YOUR OBJECTIVE
Select the lines that hold the word "with" and copy each one.

DATA EXCERPT
+ + + +
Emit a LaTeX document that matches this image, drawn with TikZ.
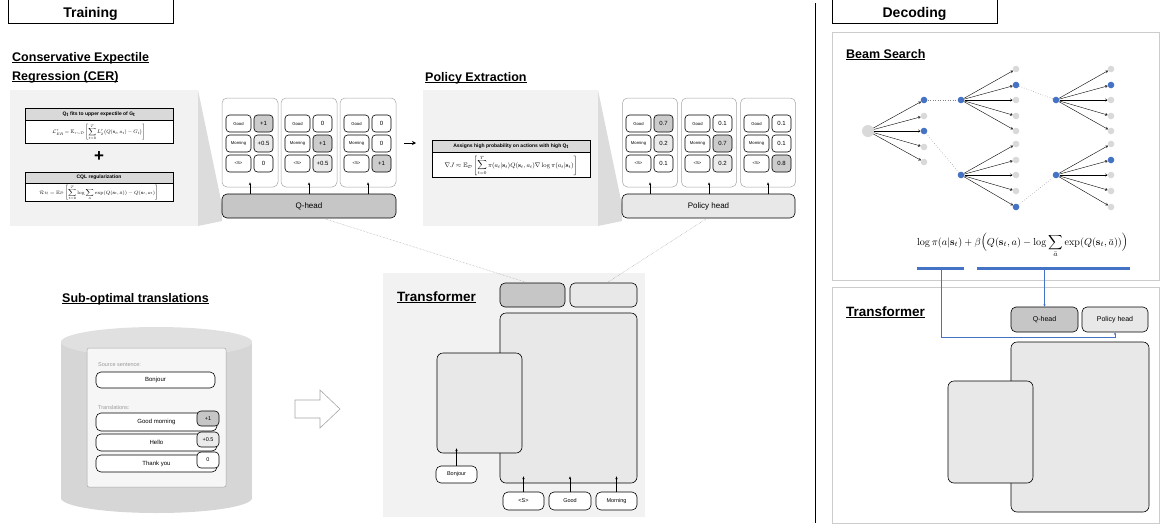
\documentclass[tikz,border=0pt]{standalone}
\usepackage[no-math]{fontspec}
\setmainfont{Liberation Sans}
\usepackage{amsmath,amssymb}
\usepackage{graphicx}
\usetikzlibrary{arrows.meta}

\definecolor{panelbg}{HTML}{F2F2F2}
\definecolor{wedgebg}{HTML}{DCDCDC}
\definecolor{qfill}{HTML}{C6C6C6}
\definecolor{pfill}{HTML}{E8E8E8}
\definecolor{hival}{HTML}{CCCCCC}
\definecolor{midval}{HTML}{EBEBEB}
\definecolor{hdrfill}{HTML}{D9D9D9}
\definecolor{beamblue}{HTML}{4472C4}
\definecolor{beamgray}{HTML}{D9D9D9}
\definecolor{cylbody}{HTML}{D6D6D6}
\definecolor{cyltop}{HTML}{E0E0E0}
\definecolor{cardbg}{HTML}{F6F6F6}
\definecolor{frameline}{HTML}{CCCCCC}
\definecolor{colframe}{HTML}{A6A6A6}
\definecolor{softtext}{HTML}{9A9A9A}

% underline drawn at a fixed depth below the baseline
\newcommand\ulbar[1]{\setbox0=\hbox{#1}\rlap{\rule[-2.2pt]{\wd0}{0.9pt}}\box0}

\begin{document}
\begin{tikzpicture}[x=1pt,y=-1pt,
  hdrbox/.style={draw, line width=0.9pt, minimum width=165pt, minimum height=25pt, inner sep=0pt},
  hdrtext/.style={anchor=base, inner sep=0pt, font=\bfseries\fontsize{14}{16}\selectfont},
  sectitle/.style={anchor=base west, inner sep=0pt, font=\bfseries\fontsize{12.5}{14}\selectfont},
  colpanel/.style={draw=colframe, line width=0.5pt, fill=white, rounded corners=5pt, minimum width=56pt, minimum height=89pt, inner sep=0pt},
  tok/.style={draw, line width=0.6pt, fill=white, rounded corners=3.5pt, minimum width=25pt, minimum height=17pt, inner sep=0pt, font=\fontsize{4.2}{5}\selectfont},
  val/.style={draw, line width=0.6pt, rounded corners=3.5pt, minimum width=19pt, minimum height=17pt, inner sep=0pt, font=\fontsize{6}{7}\selectfont},
  headbox/.style={draw, line width=0.6pt, rounded corners=5pt, inner sep=0pt, font=\fontsize{8}{9}\selectfont},
  blockbox/.style={draw, line width=0.6pt, fill=pfill, rounded corners=6pt, inner sep=0pt},
  smalltok/.style={draw, line width=0.6pt, fill=white, rounded corners=5pt, inner sep=0pt, font=\fontsize{5.5}{6}\selectfont},
  fhead/.style={draw, line width=0.8pt, fill=hdrfill, inner sep=0pt, font=\bfseries\fontsize{5}{6}\selectfont},
  fbody/.style={draw, line width=0.8pt, fill=white, inner sep=0pt},
  arr/.style={-{Stealth[length=3pt,width=2.4pt]}, line width=0.6pt},
  dotline/.style={densely dotted, line width=0.5pt, gray!70},
  bnode/.style={circle, minimum size=6.6pt, inner sep=0pt},
  barr/.style={-{Straight Barb[length=2pt,width=2.6pt]}, line width=0.4pt},
  bdot/.style={dotted, line width=0.5pt, gray},
  bluearr/.style={draw=beamblue, line width=0.9pt, -{Stealth[length=2.5pt,width=2.2pt]}}
]
\useasboundingbox (0,0) rectangle (1161,528);

% ---------------- section headers ----------------
\node[hdrbox] (trainhdr) at (90.5,10.5) {};
\node[hdrtext] at (90.5,17) {Training};
\node[hdrbox] (dechdr) at (914.5,10.5) {};
\node[hdrtext] at (914.5,17) {Decoding};
\draw[line width=0.7pt] (815,3) -- (815,523);

% ---------------- Conservative Expectile Regression ----------------
\node[sectitle] at (12,61) {\ulbar{Conservative Expectile}};
\node[sectitle] at (12,80) {\ulbar{Regression (CER)}};

\fill[panelbg] (10,90) rectangle (198,226);
\fill[wedgebg] (198,90) -- (222,205) -- (222,221) -- (198,226) -- cycle;

\node[fhead, minimum width=148pt, minimum height=12pt] (cerh1) at (99,114)
  {Q\textsubscript{t} fits to upper expectile of G\textsubscript{t}};
\node[fbody, minimum width=148pt, minimum height=23pt, anchor=north] (cerb1) at (cerh1.south)
  {\resizebox*{93pt}{16pt}{$\displaystyle \mathcal{L}^{\tau}_{ER}=\mathbb{E}_{\tau\sim\mathcal{D}}\left[\sum_{t=0}^{T}L_2^{\tau}\bigl(Q(\mathbf{s}_t,a_t)-G_t\bigr)\right]$}};
\node[font=\bfseries\fontsize{17}{17}\selectfont, inner sep=0pt] (plus) at (99,157) {+};
\node[fhead, minimum width=148pt, minimum height=11pt] (cerh2) at (99,177.5) {CQL regularization};
\node[fbody, minimum width=148pt, minimum height=18pt, anchor=north] (cerb2) at (cerh2.south)
  {\resizebox*{119pt}{15pt}{$\displaystyle \mathcal{R}_{\mathcal{H}}=\mathbb{E}_{\mathcal{D}}\left[\sum_{t=0}^{T}\log\sum_{\bar a}\exp(Q(\mathbf{s}_t,\bar a))-Q(\mathbf{s}_t,a_t)\right]$}};

% Q-value columns
\foreach \c/\cx/\va/\vb/\vc/\fa/\fb/\fc in {1/250/+1/+0.5/0/hival/midval/white,
                                          2/309/0/+1/+0.5/white/hival/midval,
                                          3/368/0/0/+1/white/white/hival}{
  \node[colpanel] (q\c) at (\cx,142.5) {};
  \node[tok] at (\cx-11.5,123.5) {Good};
  \node[tok] at (\cx-11.5,143.5) {Morning};
  \node[tok] at (\cx-11.5,163.5) {<S>};
  \node[val, fill=\fa] at (\cx+13.5,123.5) {\va};
  \node[val, fill=\fb] at (\cx+13.5,143.5) {\vb};
  \node[val, fill=\fc] at (\cx+13.5,163.5) {\vc};
}
\node[headbox, fill=qfill, minimum width=174pt, minimum height=24pt] (qhead) at (309,206) {Q-head};
\foreach \c in {1,2,3}{
  \draw[arr, shorten >=-5pt] (qhead.north -| q\c) -- (q\c.south);
}

% arrow towards policy extraction
\coordinate (pxa) at (404,143);
\coordinate (pxb) at (416,143);
\draw[-{Stealth[length=4pt,width=4pt]}, line width=1pt] (pxa) -- (pxb);

% ---------------- Policy Extraction ----------------
\node[sectitle] at (425,81) {\ulbar{Policy Extraction}};
\fill[panelbg] (423,90) rectangle (598,226);
\fill[wedgebg] (598,90) -- (622,205) -- (622,221) -- (598,226) -- cycle;

\node[fhead, minimum width=158pt, minimum height=12pt] (peh) at (511,146)
  {Assigns high probability on actions with high Q\textsubscript{t}};
\node[fbody, minimum width=158pt, minimum height=25pt, anchor=north] (peb) at (peh.south)
  {\resizebox*{133pt}{20pt}{$\displaystyle \nabla J\approx\mathbb{E}_{\mathcal{D}}\left[\sum_{t=0}^{T}\pi(a_t|\mathbf{s}_t)Q(\mathbf{s}_t,a_t)\nabla\log\pi(a_t|\mathbf{s}_t)\right]$}};

\foreach \c/\cx/\va/\vb/\vc/\fa/\fb/\fc in {1/650/0.7/0.2/0.1/hival/midval/white,
                                          2/709/0.1/0.7/0.2/white/hival/midval,
                                          3/768/0.1/0.1/0.8/white/white/hival}{
  \node[colpanel, minimum width=55pt] (p\c) at (\cx,142.5) {};
  \node[tok] at (\cx-11.5,123.5) {Good};
  \node[tok] at (\cx-11.5,143.5) {Morning};
  \node[tok] at (\cx-11.5,163.5) {<S>};
  \node[val, fill=\fa] at (\cx+13.5,123.5) {\va};
  \node[val, fill=\fb] at (\cx+13.5,143.5) {\vb};
  \node[val, fill=\fc] at (\cx+13.5,163.5) {\vc};
}
\node[headbox, fill=pfill, minimum width=173pt, minimum height=24pt] (phead) at (708.5,206) {Policy head};
\foreach \c in {1,2,3}{
  \draw[arr, shorten >=-5pt] (phead.north -| p\c) -- (p\c.south);
}

% ---------------- Sub-optimal translations ----------------
\node[sectitle] at (62,302) {\ulbar{Sub-optimal translations}};
\fill[cylbody] (61,342) rectangle (252,498);
\fill[cylbody] (156.5,498) ellipse [x radius=95.5pt, y radius=15pt];
\fill[cyltop] (156.5,342) ellipse [x radius=95.5pt, y radius=15pt];
\node[draw=colframe, line width=0.5pt, fill=cardbg, rounded corners=2pt, minimum width=139pt, minimum height=139pt, inner sep=0pt] (card) at (156.5,417.5) {};
\node[anchor=west, inner sep=0pt, text=softtext, font=\fontsize{5.5}{6}\selectfont] (srclab) at (98,365) {Source sentence:};
\node[smalltok, minimum width=119pt, minimum height=16pt, font=\fontsize{6}{7}\selectfont] (srcbox) at (155.5,380) {Bonjour};
\node[anchor=west, inner sep=0pt, text=softtext, font=\fontsize{5.5}{6}\selectfont] (trlab) at (98,408) {Translations:};
\node[smalltok, minimum width=121pt, minimum height=18pt, font=\fontsize{6}{7}\selectfont] (tr1) at (156.5,422) {Good morning};
\node[smalltok, minimum width=121pt, minimum height=17pt, font=\fontsize{6}{7}\selectfont] (tr2) at (156.5,442.5) {Hello};
\node[smalltok, minimum width=121pt, minimum height=17pt, font=\fontsize{6}{7}\selectfont] (tr3) at (156.5,463.5) {Thank you};
\node[smalltok, rounded corners=4pt, fill=qfill, minimum width=22pt, minimum height=15pt] (r1) at (208,418.5) {+1};
\node[smalltok, rounded corners=4pt, fill=midval, minimum width=22pt, minimum height=15pt] (r2) at (208,439.5) {+0.5};
\node[smalltok, rounded corners=4pt, fill=white, minimum width=22pt, minimum height=16pt] (r3) at (208,460) {0};

% hollow arrow
\draw[colframe, fill=white, line width=0.6pt] (295,400) -- (320,400) -- (320,390) -- (340,409)
  -- (320,428) -- (320,418) -- (295,418) -- cycle;

% ---------------- Transformer (training) ----------------
\fill[panelbg] (383,273) rectangle (645,517);
\node[sectitle, font=\bfseries\fontsize{13.5}{15}\selectfont] at (397,301) {\ulbar{Transformer}};
\node[headbox, fill=qfill, minimum width=65pt, minimum height=24pt] (tq) at (532.5,295) {};
\node[headbox, fill=pfill, minimum width=67pt, minimum height=24pt] (tp) at (603.5,295) {};
\node[blockbox, minimum width=137pt, minimum height=170pt] (dec) at (568.5,398) {};
\node[blockbox, minimum width=85pt, minimum height=100pt] (enc) at (479.5,403) {};
\node[smalltok, minimum width=41pt, minimum height=17pt] (tb) at (456.5,474.5) {Bonjour};
\node[smalltok, minimum width=41pt, minimum height=18pt] (ts) at (523.5,501) {<S>};
\node[smalltok, minimum width=42pt, minimum height=18pt] (tg) at (570,501) {Good};
\node[smalltok, minimum width=41pt, minimum height=18pt] (tm) at (616.5,501) {Morning};
\draw[arr, shorten >=-5pt] (tb.north) -- (tb.north |- enc.south);
\foreach \t in {ts,tg,tm}{
  \draw[arr, shorten >=-7pt] (\t.north) -- (\t.north |- dec.south);
}

% dotted links from the heads to their place in the transformer
\draw[dotline] ([xshift=14pt]qhead.south) -- ([xshift=-5pt]tq.north);
\draw[dotline] ([xshift=-1.5pt]phead.south) -- ([xshift=3.5pt]tp.north);

% ---------------- Decoding: beam search ----------------
\draw[frameline, line width=1pt, fill=white] (832,32) rectangle (1159,280);
\draw[frameline, line width=1pt, fill=white] (832,287) rectangle (1159,523);
\node[sectitle] at (846,58) {\ulbar{Beam Search}};

\node[bnode, fill=beamgray, minimum size=12pt] (root) at (868,131) {};
\foreach \i/\y/\f in {1/100/beamblue,2/116/beamgray,3/131/beamblue,4/147/beamgray,5/162/beamgray}{
  \node[bnode, fill=\f] (la\i) at (924,\y) {};
  \draw[barr] (root) -- (la\i);
}
\node[bnode, fill=beamblue] (ka) at (961,100) {};
\node[bnode, fill=beamblue] (kb) at (961,175) {};
\draw[bdot] (la1) -- (ka);
\draw[bdot] (la3) -- (kb);
\foreach \i/\y/\f in {1/69/beamgray,2/85/beamblue,3/100/beamgray,4/116/beamgray,5/131/beamgray}{
  \node[bnode, fill=\f] (ma\i) at (1016,\y) {};
  \draw[barr] (ka) -- (ma\i);
}
\foreach \i/\y/\f in {1/144/beamgray,2/160/beamgray,3/175/beamgray,4/191/beamgray,5/207/beamblue}{
  \node[bnode, fill=\f] (mb\i) at (1016,\y) {};
  \draw[barr] (kb) -- (mb\i);
}
\node[bnode, fill=beamblue] (kc) at (1056,100) {};
\node[bnode, fill=beamblue] (kd) at (1056,175) {};
\draw[bdot] (ma2) -- (kc);
\draw[bdot] (mb5) -- (kd);
\foreach \i/\y/\f in {1/69/beamgray,2/85/beamblue,3/100/beamgray,4/116/beamgray,5/131/beamgray}{
  \node[bnode, fill=\f] (na\i) at (1111,\y) {};
  \draw[barr] (kc) -- (na\i);
}
\foreach \i/\y/\f in {1/144/beamgray,2/160/beamblue,3/175/beamgray,4/191/beamgray,5/207/beamgray}{
  \node[bnode, fill=\f] (nb\i) at (1111,\y) {};
  \draw[barr] (kd) -- (nb\i);
}

% scoring rule
\node[anchor=base, inner sep=0pt] (score) at (1022.5,245)
  {\resizebox{211pt}{!}{$\displaystyle \log\pi(a|\mathbf{s}_t)+\beta\Bigl(Q(\mathbf{s}_t,a)-\log\sum_{\bar{a}}\exp(Q(\mathbf{s}_t,\bar{a}))\Bigr)$}};
\coordinate (bar1a) at (917,268);
\coordinate (bar1b) at (964,268);
\coordinate (bar2a) at (977,268);
\coordinate (bar2b) at (1130,268);
\coordinate (bar1) at (941,268);
\coordinate (bar2) at (1044.5,268);
\draw[beamblue, line width=3pt] (bar1a) -- (bar1b);
\draw[beamblue, line width=3pt] (bar2a) -- (bar2b);

% ---------------- Decoding: transformer ----------------
\node[sectitle, font=\bfseries\fontsize{13.5}{15}\selectfont] at (846,316) {\ulbar{Transformer}};
\node[headbox, fill=qfill, minimum width=67pt, minimum height=25pt, font=\fontsize{7}{8}\selectfont] (dq) at (1044.5,319.5) {Q-head};
\node[headbox, fill=pfill, minimum width=66pt, minimum height=25pt, font=\fontsize{7}{8}\selectfont] (dp) at (1115,319.5) {Policy head};
\node[blockbox, minimum width=138pt, minimum height=170pt] (ddec) at (1080,427) {};
\node[blockbox, minimum width=85pt, minimum height=102pt] (denc) at (990.5,432) {};

\draw[bluearr] (bar2 -| dq.north) -- (dq.north);
\draw[bluearr] (bar1) |- ([yshift=-5pt]dp.south) -- (dp.south);

\end{tikzpicture}
\end{document}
+ + + +
FINISHED ANSWER
Emit a LaTeX document that matches this image, drawn with TikZ.
  {Assigns high probability on actions with high Q\textsubscript{t}};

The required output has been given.